Pretty good, indeed. Still is, too, just in a different way. Teaching young kids the game has been a passion for Banks since he retired from professional basketball 24 years ago.

He was the head varsity coach of the boys’ team at Athens Academy for 11 years. Now he’s switched roles with his former assistant coach, Brian Olson, to serve as assistant coach for the girls team at the school. By day, he teaches physical education to grades 2-8.

All the while, Banks has held the same annual basketball camp that he was conducting this week at Beech Haven Baptist Church in Athens. Plainly called the “James Banks Basketball Camp,” it caters to boys and girls in grades 3-8 and is focused intently on teaching fundamentals.

“I like it,” Banks said of that particular age group. “I feel like you have a bigger impact as far as their fundamentals and really learning the nuances of the game. I really enjoy it and kind of immerse myself in it. If they learn it well as this age, then it will stick with them.”

Strong fundamentals were the cornerstone of Banks’ game when he played for the Bulldogs. A four-year starter for coach Hugh Durham from 1980-84, Banks averaged 11.4 points and 5.2 rebounds over four seasons. He was the No. 2 scorer behind Vern Fleming on that ‘83 team, with 14 points pre game.

Banks’ skills literally took him around the world. After he was drafted in the third round by the Philadelphia 76ers in 1984, Banks spent 14 years playing in the European leagues. While overseas, Banks and his wife, Melanie, were just days away from welcoming a child into the world, but were able to make it back to the United States before their daughter Jamella was born.

In an interesting twist, it was Jamella who provided Banks with a connection to Mike White, Georgia’s recently hired basketball coach. Banks did not meet White in person until his introductory press conference in March at Stegeman Coliseum, but Jamella had told her father all about him while attending the University of Florida. She worked in the Gators’ athletic department as an undergrad.

“She’s known (White) a while,” Banks said of his daughter, who’s now an academic adviser in Elon University’s athletics department. “She actually called me that Sunday and told me we were going to hire him.”

Banks remains a regular at Georgia basketball games and a staunch supporter of whoever happens to be coaching the Bulldogs. White is the seventh coach at the helm since Banks departed as a player.

No, Banks said, he’s never really been interested in coaching at that level or getting involved with intensely competitive AAU leagues that feed Georgia and programs like it.

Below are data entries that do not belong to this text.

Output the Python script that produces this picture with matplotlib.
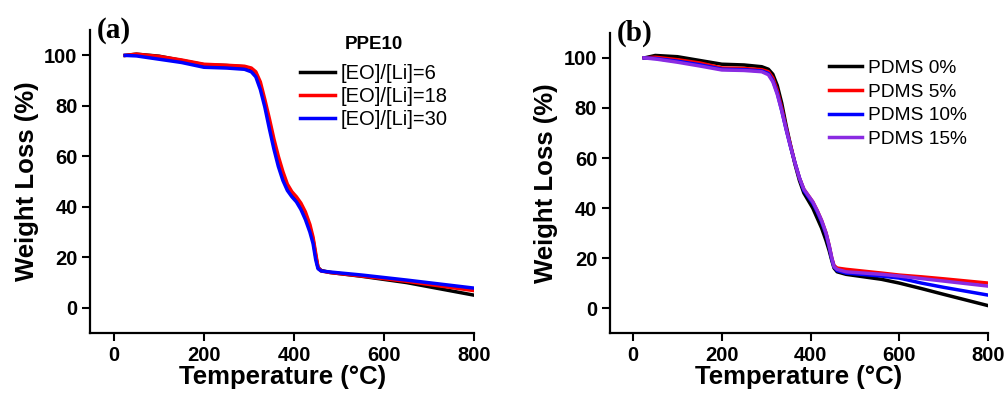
import numpy as np
import matplotlib
matplotlib.use('Agg')
import matplotlib.pyplot as plt

plt.rcParams['font.family'] = ['Liberation Sans', 'DejaVu Sans']

# panel (a): PPE10 with different [EO]/[Li]
tempA = [25, 50, 100, 150, 200, 250, 290, 305, 315, 325, 335, 345, 355, 365,
         375, 385, 395, 405, 415, 425, 435, 442, 448, 453, 460, 480, 550, 650, 800]
eo6 = [100, 100.5, 99.7, 98.0, 96.3, 96.0, 95.5, 94.5, 92.5, 88, 81, 73, 65, 58,
       52, 47.5, 45, 43, 40, 36.5, 31.5, 27, 20.5, 16, 14.8, 14, 12.5, 10, 5]
eo18 = [100, 100.5, 99.6, 98.2, 96.5, 96.1, 95.7, 95, 93.5, 89.5, 82.5, 75, 67, 60,
        54, 49, 46, 44, 41.5, 38, 33, 28, 21.5, 16, 14.6, 14, 12.6, 10.5, 6.8]
eo30 = [100, 99.8, 98.5, 97.2, 95.3, 95, 94.5, 93.5, 91.5, 86.5, 79.5, 71, 63, 56,
        50.5, 46.5, 44, 42, 39, 35, 30, 25.5, 19, 15.5, 14.6, 14.2, 13, 11, 7.8]
labelsA = ['[EO]/[Li]=6', '[EO]/[Li]=18', '[EO]/[Li]=30']
colorsA = ['black', 'red', 'blue']

# panel (b): PDMS content
tempB = [25, 50, 100, 150, 200, 250, 290, 305, 315, 325, 335, 345, 355, 365,
         375, 385, 395, 405, 415, 425, 435, 442, 448, 453, 460, 480, 560, 600, 650, 700, 800]
pdms0 = [100, 101, 100.5, 99, 97.5, 97.2, 96.5, 95.5, 93.5, 89, 82, 73, 65, 57.5,
         51, 46, 43, 40, 36, 32, 27, 23, 19, 16, 14.5, 13.5, 11.5, 10, 7.8, 5.5, 1]
pdms5 = [100, 100.3, 99.3, 98, 96, 95.8, 95.3, 94.5, 92, 87, 80, 72, 65, 58,
         52, 47.5, 45, 42.5, 39, 35, 30, 25, 20, 17, 16, 15.5, 14, 13.2, 12.5, 11.7, 10]
pdms10 = [100, 99.8, 98.7, 97.3, 95.5, 95.3, 94.8, 93.8, 91, 86, 79, 71.5, 64.5, 58,
          52, 47, 44.5, 42, 38.5, 34.5, 29.5, 24.5, 19.5, 16.5, 15, 14, 12.8, 12, 10, 8.3, 5.2]
pdms15 = [100, 99.6, 98.3, 96.8, 95.2, 95, 94.5, 93.3, 90.5, 85.5, 79, 71.5, 64.5, 58,
          52, 47.5, 45, 42.5, 39, 35, 30, 25, 20, 16.5, 15.5, 14.5, 13.5, 12.8, 11.8, 10.8, 8.8]
labelsB = ['PDMS 0%', 'PDMS 5%', 'PDMS 10%', 'PDMS 15%']
colorsB = ['black', 'red', 'blue', '#8a2be2']

xticks = [0, 200, 400, 600, 800]
yticks = [0, 20, 40, 60, 80, 100]

fig = plt.figure(figsize=(10.06, 3.97), dpi=100)
axA = fig.add_axes([0.0895, 0.161, 0.382, 0.763])
axB = fig.add_axes([0.606, 0.161, 0.376, 0.756])


def style_axis(ax, tag):
  for side in ['top', 'right']:
    ax.spines[side].set_visible(False)
  for side in ['left', 'bottom']:
    ax.spines[side].set_linewidth(1.6)
  ax.set_xlim(-53, 800)
  ax.set_ylim(-10, 110)
  ax.set_xticks(xticks)
  ax.set_yticks(yticks)
  ax.tick_params(direction='out', length=6, width=1.5, labelsize=14.5, pad=3)
  for lab in ax.get_xticklabels() + ax.get_yticklabels():
    lab.set_fontweight('bold')
  ax.set_xlabel('Temperature (\u00b0C)', fontsize=18.5, fontweight='bold', labelpad=0)
  ax.set_ylabel('Weight Loss (%)', fontsize=18.5, fontweight='bold', labelpad=4)
  ax.text(0.018, 1.0, tag, transform=ax.transAxes, fontsize=21, fontweight='bold',
          family='Liberation Serif', va='center', ha='left')


for ys, lab, c in zip([eo6, eo18, eo30], labelsA, colorsA):
  axA.plot(tempA, ys, color=c, lw=2.5, label=lab)
style_axis(axA, '(a)')
legA = axA.legend(loc='upper right', bbox_to_anchor=(0.962, 1.02), frameon=False,
                  fontsize=14.5, handlelength=1.7, handletextpad=0.3, labelspacing=0.2,
                  borderaxespad=0.2, title='PPE10')
legA.get_title().set_fontweight('bold')
legA.get_title().set_fontsize(13.5)
legA._legend_box.sep = 8

for ys, lab, c in zip([pdms0, pdms5, pdms10, pdms15], labelsB, colorsB):
  axB.plot(tempB, ys, color=c, lw=2.5, label=lab)
style_axis(axB, '(b)')
axB.legend(loc='upper right', bbox_to_anchor=(0.975, 0.95), frameon=False,
           fontsize=13.8, handlelength=1.75, handletextpad=0.3, labelspacing=0.33,
           borderaxespad=0.2)

fig.savefig('out.png', dpi=100)
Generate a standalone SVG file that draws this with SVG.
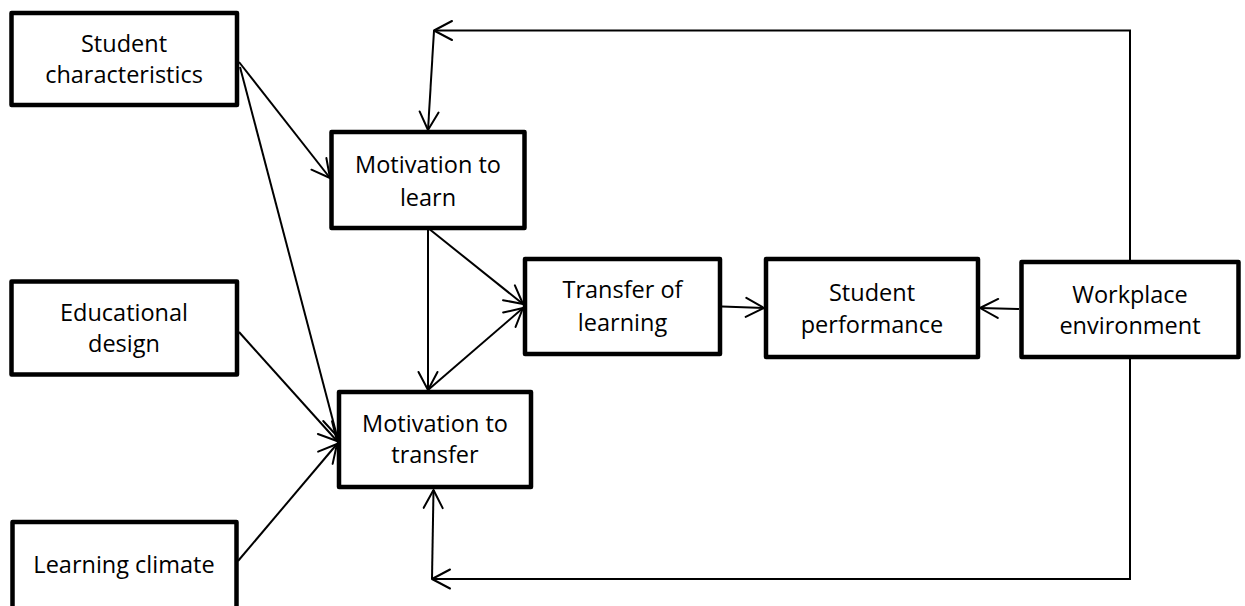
<svg xmlns="http://www.w3.org/2000/svg" width="1245" height="606" viewBox="0 0 1245 606">
<defs>
<style>
.box{fill:#fff;stroke:#000;stroke-width:4.5;stroke-linejoin:round}
.lbl{font-family:"Open Sans","Liberation Sans",sans-serif;font-size:23.5px;fill:#000;text-anchor:middle}
.con{fill:none;stroke:#000;stroke-width:2;marker-end:url(#arr)}
.fb{fill:none;stroke:#000;stroke-width:2}
</style>
<marker id="arr" markerUnits="userSpaceOnUse" viewBox="-22 -12 26 24" markerWidth="26" markerHeight="24" refX="0" refY="0" orient="auto">
<path d="M-18,-9.5 L0,0 L-18,9.5" fill="none" stroke="#000" stroke-width="2" stroke-linejoin="round" stroke-linecap="round"/>
</marker>
</defs>
<rect width="1245" height="606" fill="#fff"/>
<g id="connectors">
<path class="con" d="M239,62 L330,178"/>
<path class="con" d="M240,67 L337,436"/>
<path class="con" d="M239,332 L337,441"/>
<path class="con" d="M238,561 L337,444"/>
<path class="con" d="M428,228 L428,390"/>
<path class="con" d="M428,228 L523,304"/>
<path class="con" d="M428,390 L523,308"/>
<path class="con" d="M722,306.5 L764,308"/>
<path class="con" d="M1019,309 L980,308"/>
<path class="con" d="M1130,262 V30.5 H434"/>
<path class="con" d="M434,30.5 L428,130"/>
<path class="con" d="M1130,357 V579 H432"/>
<path class="con" d="M432,579 L433.5,490"/>
</g>
<g id="student-characteristics">
<rect class="box" x="11.5" y="13" width="225.5" height="92"/>
<text class="lbl" x="124" y="52">Student</text>
<text class="lbl" x="124" y="83">characteristics</text>
</g>
<g id="educational-design">
<rect class="box" x="11.5" y="281.5" width="225.5" height="93"/>
<text class="lbl" x="124" y="321">Educational</text>
<text class="lbl" x="124" y="352">design</text>
</g>
<g id="learning-climate">
<rect class="box" x="12.5" y="522" width="224" height="90"/>
<text class="lbl" x="124" y="573">Learning climate</text>
</g>
<g id="motivation-to-learn">
<rect class="box" x="331.5" y="132" width="193" height="96"/>
<text class="lbl" x="428" y="173">Motivation to</text>
<text class="lbl" x="428" y="206">learn</text>
</g>
<g id="motivation-to-transfer">
<rect class="box" x="339" y="392" width="192" height="95"/>
<text class="lbl" x="435" y="432">Motivation to</text>
<text class="lbl" x="435" y="463">transfer</text>
</g>
<g id="transfer-of-learning">
<rect class="box" x="525" y="259" width="195" height="95"/>
<text class="lbl" x="622.5" y="298">Transfer of</text>
<text class="lbl" x="622.5" y="331">learning</text>
</g>
<g id="student-performance">
<rect class="box" x="766" y="259" width="212" height="98"/>
<text class="lbl" x="872" y="301">Student</text>
<text class="lbl" x="872" y="333">performance</text>
</g>
<g id="workplace-environment">
<rect class="box" x="1021.5" y="262" width="217" height="95"/>
<text class="lbl" x="1130" y="303">Workplace</text>
<text class="lbl" x="1130" y="334">environment</text>
</g>
</svg>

He prefers to do what he was doing Wednesday: Sorting through donated prizes to bestow upon the winners of the ongoing shooting, layup, free-throw and knock-out contests.

“We work on fundamentals for about an hour-and-a-half a day, then I let them play games,” Banks said. “They get rewards. Everybody gets something.”

Whether the kids realize it, their greatest reward is the old guy coaching them.